We learned that following her husband's death, several years before, Andrea had become a bitter, crotchety old woman. She was difficult to get along with, frequently provocative, and extremely argumentative. At the age of eighty-five, a friend gave her a copy of Love Is Letting Go of Fear.

This book became Andrea's daily reading. Soon she began forgiving all the people in her life who she felt had hurt her. She forgave herself for behavior she knew had caused pain or had been unloving. Miraculously, her life changed. No longer crotchety and angry at the world, she became more carefree and joyful than she'd ever been in her life.
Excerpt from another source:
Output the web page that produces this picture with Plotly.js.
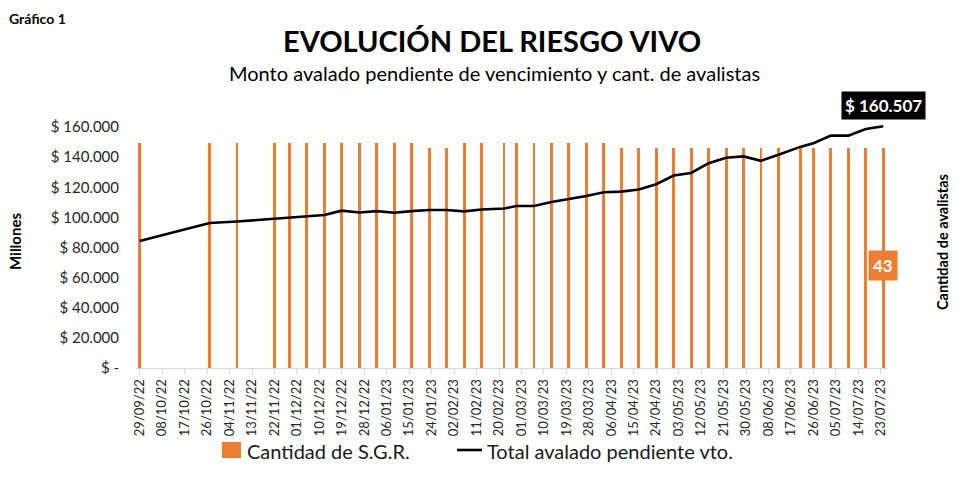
<!DOCTYPE html>
<html>
<head>
<meta charset="utf-8">
<script src="https://cdn.plot.ly/plotly-3.0.1.min.js"></script>
<style>html,body{margin:0;padding:0;background:#fff;}#chart{width:963px;height:481px;}</style>
</head>
<body>
<div id="chart"></div>
<script>
// ---- data ----
const dates = ['2022-09-29','2022-10-27','2022-11-07','2022-11-22','2022-11-28','2022-12-05','2022-12-12','2022-12-19','2022-12-26',
  '2023-01-02','2023-01-09','2023-01-16','2023-01-23','2023-01-30','2023-02-06','2023-02-13','2023-02-22','2023-02-27',
  '2023-03-06','2023-03-13','2023-03-20','2023-03-27','2023-04-03','2023-04-10','2023-04-17','2023-04-24','2023-05-01',
  '2023-05-08','2023-05-15','2023-05-22','2023-05-29','2023-06-05','2023-06-12','2023-06-21','2023-06-26','2023-07-03',
  '2023-07-10','2023-07-17','2023-07-24'];
const cantidadSGR = [44,44,44,44,44,44,44,44,44,
  44,44,44,43,43,44,44,44,44,
  44,44,44,44,44,43,43,43,43,
  43,43,43,43,43,43,43,43,43,
  43,43,43];
const totalAvalado = [84300,96300,97300,99100,99600,100900,101600,104500,103300,
  104200,103100,104200,104900,104900,104000,105300,105900,107600,
  107600,110200,112000,114200,116700,117100,118500,122000,127800,
  129500,136000,139600,140500,137600,141600,147000,149300,154300,
  154300,158700,160507];
const yTickVals = [0,20000,40000,60000,80000,100000,120000,140000,160000];
const yTickText = ['$ -','$ 20.000','$ 40.000','$ 60.000','$ 80.000','$ 100.000','$ 120.000','$ 140.000','$ 160.000'];
const seriesNames = ['Cantidad de S.G.R.', 'Total avalado pendiente vto.'];

const FONT = 'Lato, "Liberation Sans", sans-serif';
const ORANGE = '#ED7D31';
const DAY = 86400000;
const W = 963, H = 481, ML = 136, MR = 76, MT = 112, MB = 113;
const PW = W - ML - MR, PH = H - MT - MB;
// pixel -> paper helpers (for layout placement only)
const px = v => (v - ML) / PW;
const py = v => (H - MB - v) / PH;

function fmtMiles(v){ return '$ ' + v.toString().replace(/\B(?=(\d{3})+(?!\d))/g, '.'); }

const lastIdx = dates.length - 1;

const traces = [
  {
    type: 'bar', name: seriesNames[0],
    x: dates, y: cantidadSGR, yaxis: 'y',
    width: 1.15 * DAY,
    marker: {color: ORANGE, line: {width: 0}},
    showlegend: false
  },
  {
    type: 'scatter', mode: 'lines', name: seriesNames[1],
    x: dates, y: totalAvalado, yaxis: 'y2',
    line: {color: '#000000', width: 2.6},
    showlegend: false
  }
];

const layout = {
  width: W, height: H,
  margin: {l: ML, r: MR, t: MT, b: MB},
  paper_bgcolor: '#ffffff', plot_bgcolor: '#ffffff',
  font: {family: FONT, color: '#262626'},
  showlegend: false,
  bargap: 0,
  xaxis: {
    type: 'date',
    range: ['2022-09-27 12:00', '2023-07-25 12:00'],
    tick0: '2022-09-29', dtick: 9 * DAY,
    tickformat: '%d/%m/%y', tickangle: -90,
    tickfont: {size: 13, color: '#262626'},
    showgrid: false, zeroline: false,
    showline: true, linecolor: '#d9d9d9', linewidth: 1,
    ticks: 'outside', ticklen: 5, tickcolor: '#d9d9d9'
  },
  yaxis: {
    range: [0, 50], visible: false, fixedrange: true
  },
  yaxis2: {
    overlaying: 'y', side: 'left',
    range: [0, 170000],
    tickvals: yTickVals, ticktext: yTickText,
    tickfont: {size: 15, color: '#262626'},
    showgrid: false, zeroline: false, showline: false,
    ticks: '', ticklabelstandoff: 16
  },
  shapes: [
    // legend keys
    {type: 'rect', xref: 'paper', yref: 'paper', x0: px(222), x1: px(241), y0: py(458), y1: py(442),
     fillcolor: ORANGE, line: {width: 0}},
    {type: 'line', xref: 'paper', yref: 'paper', x0: px(457), x1: px(482), y0: py(450), y1: py(450),
     line: {color: '#000', width: 2.6}}
  ],
  annotations: [
    {text: '<b>Gráfico 1</b>', xref: 'paper', yref: 'paper', x: px(7), y: py(18), xanchor: 'left', yanchor: 'middle',
     showarrow: false, font: {size: 14, color: '#000'}},
    {text: '<b>EVOLUCIÓN DEL RIESGO VIVO</b>', xref: 'paper', yref: 'paper', x: px(492), y: py(40), xanchor: 'center', yanchor: 'middle',
     showarrow: false, font: {size: 29, color: '#000'}},
    {text: 'Monto avalado pendiente de vencimiento y cant. de avalistas', xref: 'paper', yref: 'paper', x: px(494), y: py(73),
     xanchor: 'center', yanchor: 'middle', showarrow: false, font: {size: 20, color: '#000'}},
    {text: '<b>Millones</b>', xref: 'paper', yref: 'paper', x: px(15), y: py(242), xanchor: 'center', yanchor: 'middle',
     textangle: -90, showarrow: false, font: {size: 15, color: '#000'}},
    {text: '<b>Cantidad de avalistas</b>', xref: 'paper', yref: 'paper', x: px(942), y: py(242), xanchor: 'center', yanchor: 'middle',
     textangle: -90, showarrow: false, font: {size: 14.5, color: '#000'}},
    {text: seriesNames[0], xref: 'paper', yref: 'paper', x: px(245), y: py(451), xanchor: 'left', yanchor: 'middle',
     showarrow: false, font: {size: 20, color: '#1a1a1a'}},
    {text: seriesNames[1], xref: 'paper', yref: 'paper', x: px(485), y: py(451), xanchor: 'left', yanchor: 'middle',
     showarrow: false, font: {size: 20, color: '#1a1a1a'}},
    {text: '<b>' + fmtMiles(totalAvalado[lastIdx]) + '</b>', xref: 'x', yref: 'y2', x: dates[lastIdx], y: totalAvalado[lastIdx],
     xanchor: 'center', yanchor: 'middle', yshift: 21, showarrow: false, bgcolor: '#000000', borderpad: 3,
     font: {size: 17, color: '#ffffff'}},
    {text: '<b>' + cantidadSGR[lastIdx] + '</b>', xref: 'x', yref: 'y', x: dates[lastIdx], y: cantidadSGR[lastIdx] / 2,
     xanchor: 'center', yanchor: 'middle', yshift: -8, showarrow: false, bgcolor: ORANGE, borderpad: 4,
     font: {size: 17, color: '#ffffff'}}
  ]
};

Plotly.newPlot('chart', traces, layout, {displayModeBar: false, staticPlot: true});
</script>
</body>
</html>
To celebrate her transformation, she changed her name to Happy.

Without my ever knowing it until I met Happy, she had been responsible for getting Love Is Letting Go of Fear translated and published in French many years before.
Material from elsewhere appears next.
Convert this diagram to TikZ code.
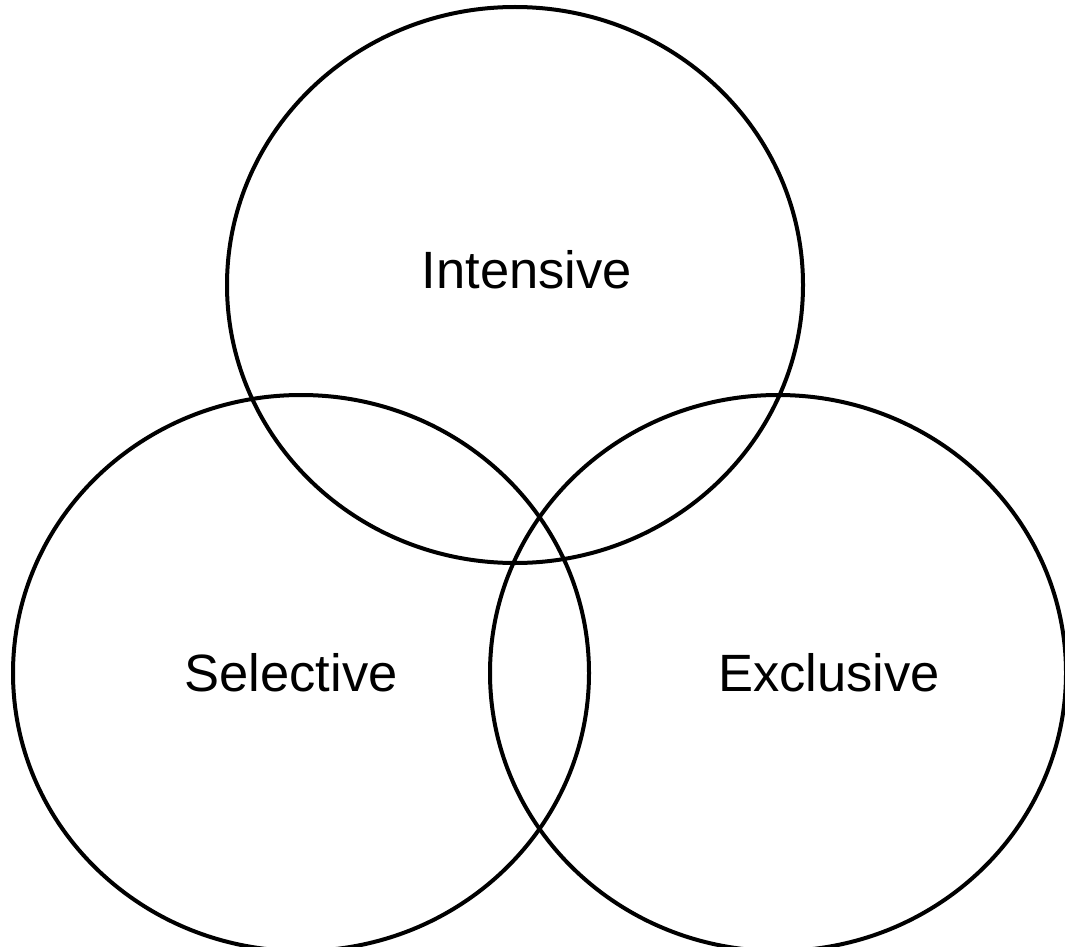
\documentclass[tikz,border=0pt]{standalone}
\usepackage{fontspec}
\setmainfont{Liberation Sans}
\usepackage{tikz}
\usetikzlibrary{shapes.geometric}

\begin{document}
\begin{tikzpicture}[x=0.5pt, y=-0.5pt,
  ring/.style={draw, ellipse, line width=2pt, inner sep=0pt, minimum width=288pt, minimum height=278pt},
  tag/.style={font=\fontsize{26.25}{30}\selectfont, inner sep=0pt}]
\clip (0,0) rectangle (1065,947);
\useasboundingbox (0,0) rectangle (1065,947);

\node[ring] (intensive) at (515,285) {};
\node[ring] (selective) at (301,673) {};
\node[ring] (exclusive) at (778,673) {};

%\node[tag] (intensivelabel) at (515,270) {Intensive};
\node[tag] (intensivelabel) at (527,270) {Intensive};
\node[tag] (selectivelabel) at (291,673) {Selective};
\node[tag] (exclusivelabel) at (829,673) {Exclusive};

\end{tikzpicture}
\end{document}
When I heard the story of Happy's transformation, Diane and I decided to visit her, combining our trip with one I already had scheduled for the Middle East. Upon our arrival, we met this most extraordinary woman. She showed us a French magazine with her picture on the cover-of her flying in a hang glider high over the French countryside! She was eighty-eight at the time. And as if that weren't enough, she had gone stunt flying in a biplane at the age of ninety-one.
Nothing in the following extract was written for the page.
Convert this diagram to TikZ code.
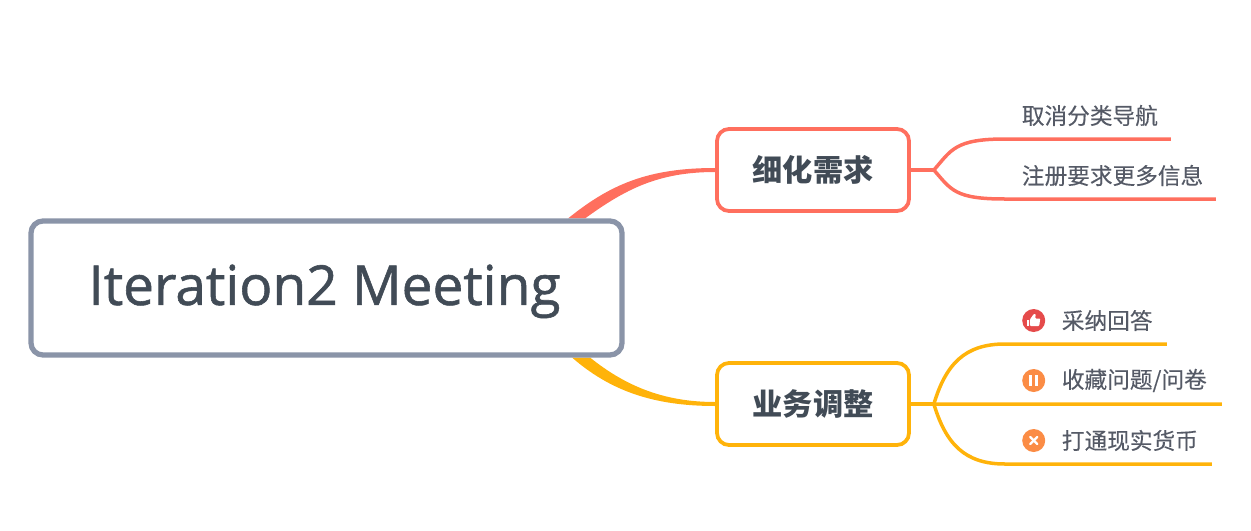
\documentclass[tikz,border=0pt]{standalone}
\usepackage{fontspec}
\setmainfont{Open Sans}
\newfontfamily\cjk{Noto Sans CJK SC}
\usepackage{tikz}
\usetikzlibrary{positioning,backgrounds}

\definecolor{rootline}{HTML}{8A94A8}
\definecolor{darktext}{HTML}{414B56}
\definecolor{leaftext}{HTML}{555A66}
\definecolor{needred}{HTML}{FF6F5E}
\definecolor{workyellow}{HTML}{FFB30A}
\definecolor{iconred}{HTML}{E54B4B}
\definecolor{iconorange}{HTML}{FB8C45}

\begin{document}
\begin{tikzpicture}[
    root/.style={draw=rootline, fill=white, line width=0.105cm, rounded corners=0.24cm,
        minimum width=11.82cm, minimum height=2.68cm, text=darktext, text height=26.8pt,
        font=\addfontfeature{FakeBold=1}\fontsize{31.3}{34}\selectfont,
        execute at begin node=\hspace*{-0.08cm}},
    branch/.style={draw=#1, fill=white, line width=0.075cm, rounded corners=0.24cm,
        minimum width=3.84cm, minimum height=1.64cm, text=darktext, font=\cjk\bfseries\fontsize{17.2}{20}\selectfont},
    leaf/.style={text width=#1, minimum height=0.94cm, inner sep=0pt, outer sep=0pt, align=left,
        text=leaftext, font=\cjk\addfontfeature{FakeBold=0.2}\fontsize{12.9}{15}\selectfont,
        execute at begin node=\hspace*{0.34cm}},
    iconleaf/.style={leaf=#1, execute at begin node=\hspace*{0.8cm}},
    icon/.style={circle, fill=#1, minimum size=0.46cm, inner sep=0pt},
    edge/.style={line width=0.07cm, draw=#1},
    taper/.style={fill=#1, draw=none}
]
\useasboundingbox (0,0) rectangle (25.02,-10.62);

\node[root] (root) at (6.53,-5.76) {Iteration2 Meeting};

\node[branch=needred, above right=0.11cm and 1.81cm of root.north east] (need) {细化需求};
\node[branch=workyellow, below right=0.07cm and 1.81cm of root.south east] (work) {业务调整};

\coordinate[right=0.46cm of need.east] (jneed);
\coordinate[right=0.46cm of work.east] (jwork);

\node[leaf=3.32cm, above right=0.62cm and 1.42cm of jneed] (nav) {取消分类导航};
\node[leaf=4.22cm, below=0.26cm of nav.south west, anchor=north west] (signup) {注册要求更多信息};

\node[iconleaf=3.24cm, above right=1.2cm and 1.42cm of jwork] (accept) {采纳回答};
\node[iconleaf=4.34cm, below=0.26cm of accept.south west, anchor=north west] (collect) {收藏问题/问卷};
\node[iconleaf=4.14cm, below=0.26cm of collect.south west, anchor=north west] (money) {打通现实货币};

\node[icon=iconred, right=0.34cm of accept.west] (icaccept) {};
\node[icon=iconorange, right=0.34cm of collect.west] (iccollect) {};
\node[icon=iconorange, right=0.34cm of money.west] (icmoney) {};

% icon glyphs
\begin{scope}[shift={(icaccept.center)}, x=0.02cm, y=-0.02cm]
    \fill[white] (-7,-1) rectangle (-4.8,5.5);
    \fill[white, rounded corners=0.5pt] (-3.8,-1) -- (0,-6.5) -- (2,-6.5) -- (1.5,-2) -- (6.5,-2) -- (5.5,5.5) -- (-3.8,5.5) -- cycle;
\end{scope}
\begin{scope}[shift={(iccollect.center)}]
    \fill[white] (-0.09,-0.11) rectangle (-0.03,0.11);
    \fill[white] (0.03,-0.11) rectangle (0.09,0.11);
\end{scope}
\begin{scope}[shift={(icmoney.center)}]
    \draw[white, line width=0.045cm, line cap=round] (-0.07,-0.07) -- (0.07,0.07);
    \draw[white, line width=0.045cm, line cap=round] (-0.07,0.07) -- (0.07,-0.07);
\end{scope}

% main branches
\begin{scope}[on background layer]
    \coordinate[left=1.13cm of root.north east] (needa);
    \coordinate[left=0.79cm of root.north east] (needb);
    \coordinate[left=1.05cm of root.south east] (worka);
    \coordinate[left=0.69cm of root.south east] (workb);
    \fill[taper=needred] (needa) .. controls +(0.84,0.68) and +(-1.34,0) .. ([yshift=0.04cm]need.west)
        -- ([yshift=-0.04cm]need.west) .. controls +(-1.14,0) and +(0.8,0.58) .. (needb) -- cycle;
    \fill[taper=workyellow] (workb) .. controls +(0.7,-0.56) and +(-1.04,0) .. ([yshift=0.04cm]work.west)
        -- ([yshift=-0.04cm]work.west) .. controls +(-1.24,0) and +(0.76,-0.66) .. (worka) -- cycle;
\end{scope}

% sub branches
\draw[edge=needred] (need.east) -- (jneed);
\draw[edge=needred] (jneed) .. controls +(0.35,0.4) and +(-1,0) .. (nav.south west) -- (nav.south east);
\draw[edge=needred] (jneed) .. controls +(0.35,-0.4) and +(-1,0) .. (signup.south west) -- (signup.south east);

\draw[edge=workyellow] (work.east) -- (jwork);
\draw[edge=workyellow] (jwork) .. controls +(0.24,0.8) and +(-0.8,0) .. (accept.south west) -- (accept.south east);
\draw[edge=workyellow] (jwork) -- (collect.south west) -- (collect.south east);
\draw[edge=workyellow] (jwork) .. controls +(0.24,-0.8) and +(-0.8,0) .. (money.south west) -- (money.south east);

\end{tikzpicture}
\end{document}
We spent three wonderful days with Happy at her home in Geneva, Switzerland. I have to say that she lived up to her new name in every way imaginable. She was one of the happiest, most peaceful, and most loving people I have ever met.

When we asked Happy what she had done to bring about all these positive changes in her life, she replied, "Oh, I just gave up all my judgments."

We left Happy's home just after the first of the year, having celebrated the New Year with her. Diane took the painting she had given us back to California while I went on to my meeting with some friends in the Middle East. Three weeks later, we received a phone call that Happy had died peacefully in her sleep as she had predicted.

To this day I think about Happy's story of how her life was transformed through forgiveness. I am so grateful that I had the opportunity to meet this delightful woman. She will forever remain a most powerful model of forgiveness for both Diane and me, and a reminder to us all that we are never too old to change.